As someone who enjoys and studies art history it’s always nice to see someone wearing a fine art shirt that isn’t Hokusai’s “The Great Wave off Kanagawa, Van Gogh’s “Starry Night”, De Vinci’s “Mona Lisa”, or Margritte’s “The Son of Man”. Not that there’s anything wrong with any of these works, but among the initiated: basic is basic. The idea of “basic” is an interesting one; you can be edgy in the mainstream or too mainstream within the margins.
This image, which we’ll call an image because it’s not the companies’ original work and therefore shouldn’t be called a design, is not mainstream; but within the annals of classical art is in no way obscure. Seeing the image raises questions about balancing one’s representation of niche and mainstream interests, while presenting one’s identity to society at large. There seems to be a spectrum: the mainstream, the obscure but inoffensive, and the obscure and offensive. The middle is known and permitted; the left is unknown, but accepted, and the right would be unknown and unacceptable. On a one to ten this image might be a three or four. The wearer would get credit among the art aficionados, without alienating those not in “the know”. If you wanted to move more towards the one space, the left side of the scale Hendrick Goltzius might be your man. To move towards the right, maybe John Heartfield, or Takato Yamamoto.
In any case it’s nice to see Durrer represented. Past that it’s nice to see this image that feels like more of an acknowledgement of the late master’s skill, rather than some of his more ‘death themed’ block prints which are simply appreciated today because of the trendiness of their imagery. Durrer, and print artists in general, really haven’t gotten there due within mainstream culture, and perhaps the art world at large. Maybe, wear the shirt, support the cause; or wear it because it is and always was a beautiful design.
Rabbits as a symbol haven’t really gotten their due in recent years. Owls had their time in the mid oughts, lions and wolves seem to be in ascendance, but it’s been a long time since “Watership Down” and Peter Rabbit were made or were culturally relevant. In spite of the fact that the color pallet is of the moment, this design seems to be like a bit of a throwback to the times in which the topic of animal testing got the same, if not more coverage than that of global warming. Everything is plastics and carbon now. It’s weird to age and wonder how, why, and when societal priorities shifted.

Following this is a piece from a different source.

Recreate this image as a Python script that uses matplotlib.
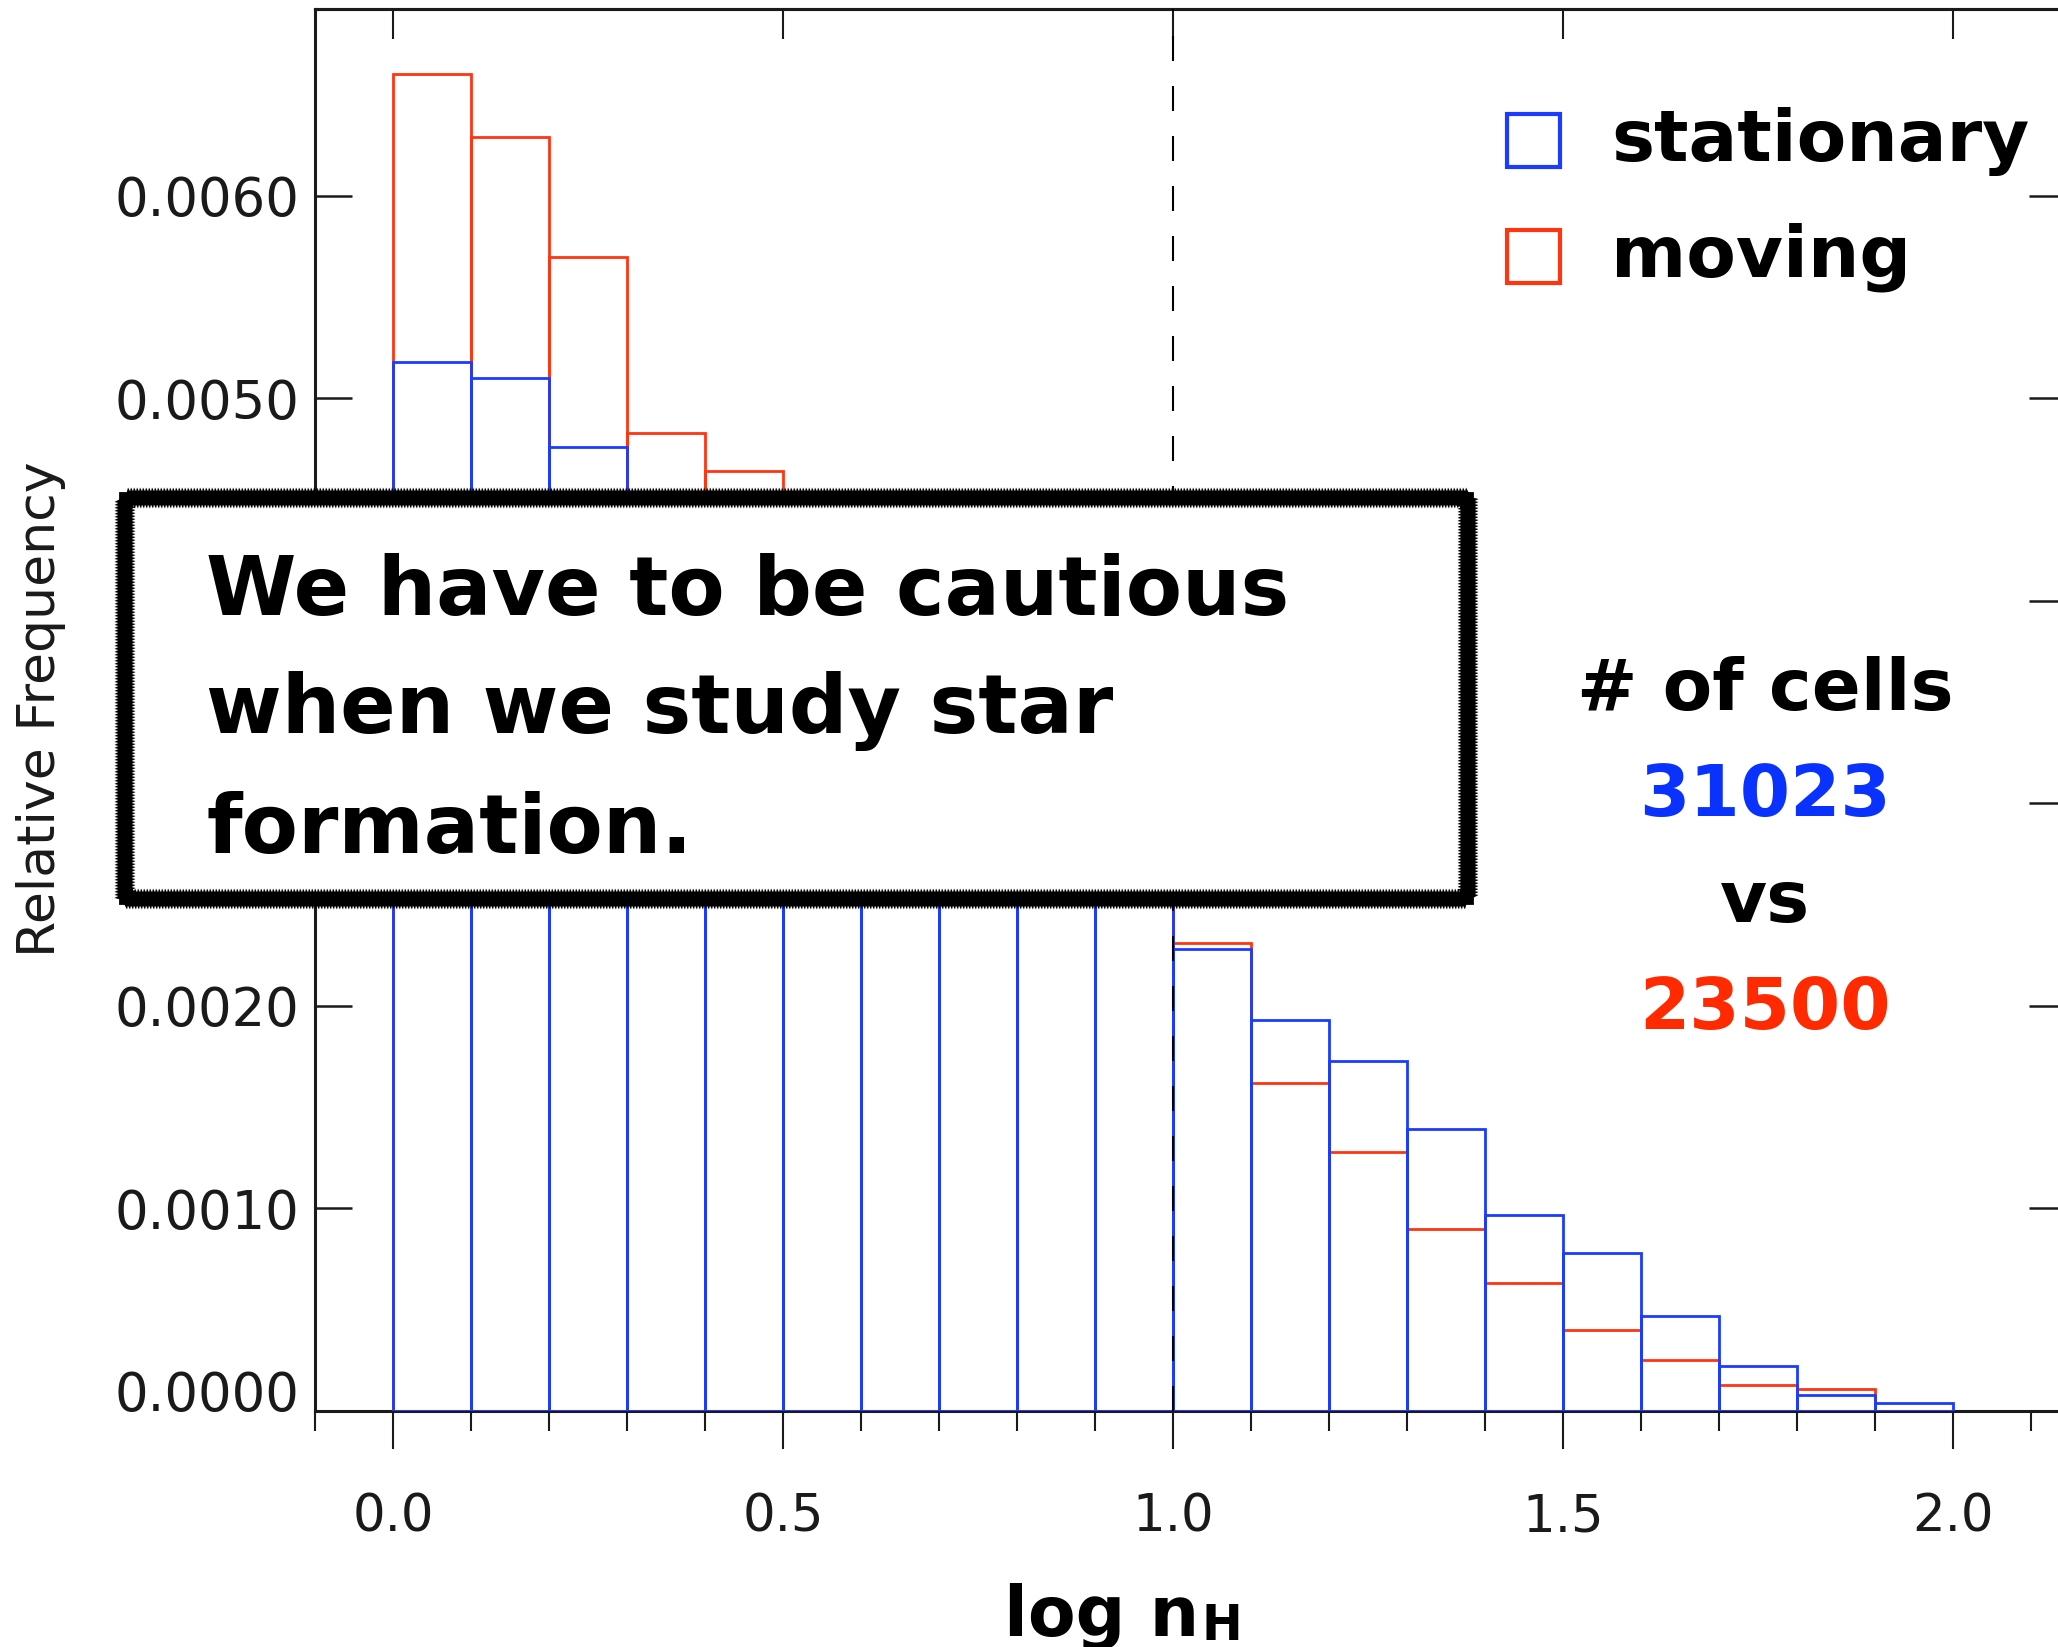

The image is interesting in that the colors seem Aposematic (warning colors); There’s something sickly and yet violent about the combination. The pink is vibrant and lively, as if expressing joy in the clinical and dangerous nature that this particular hue of green would seem to represent. Coupled with the sharp edges of the geometry, the running zoetropic progression of the rabbits, there’s something sinister about this design that makes it interesting.
In the same way the embroidery tattoo trend of a couple of years back caught peoples attention this image’s idiosyncratic use, or illusion of material on an unsuited canvas is captivating. There’s always the question of how and why certain animals are anthropomorphized in the way that they are; A fox, perhaps because of the similarity in hues to that of autumn leaves would seem to be the obvious choice for this composition. Is the grey mold, should we take the shapes to be comprised of a man made material merely mirroring nature. The dead eyes and whiskers might suggest that. The eye’s realistically aren’t merely dead, they aren’t blended and don’t interact with the form. The eyes almost feel like Pareidolia made evident. It’s as if the artist saw it and is here sharing the experience. Nothing this perfect it likely to be found and that’s without the unnatural coloring that takes sometime to actually appreciate. The image is an assemblage of leaves, but there aren’t bits and scraps lying around a digital space. The intrusion of the unnatural elements (the eyes and whiskers) might then suggest that we neither see or appreciate icons, archetypes, symbols, within nature. It is only through the reshuffling and manipulation, through the re-contextualization of our devices that we can see, and fail to recognize meaning in our environment.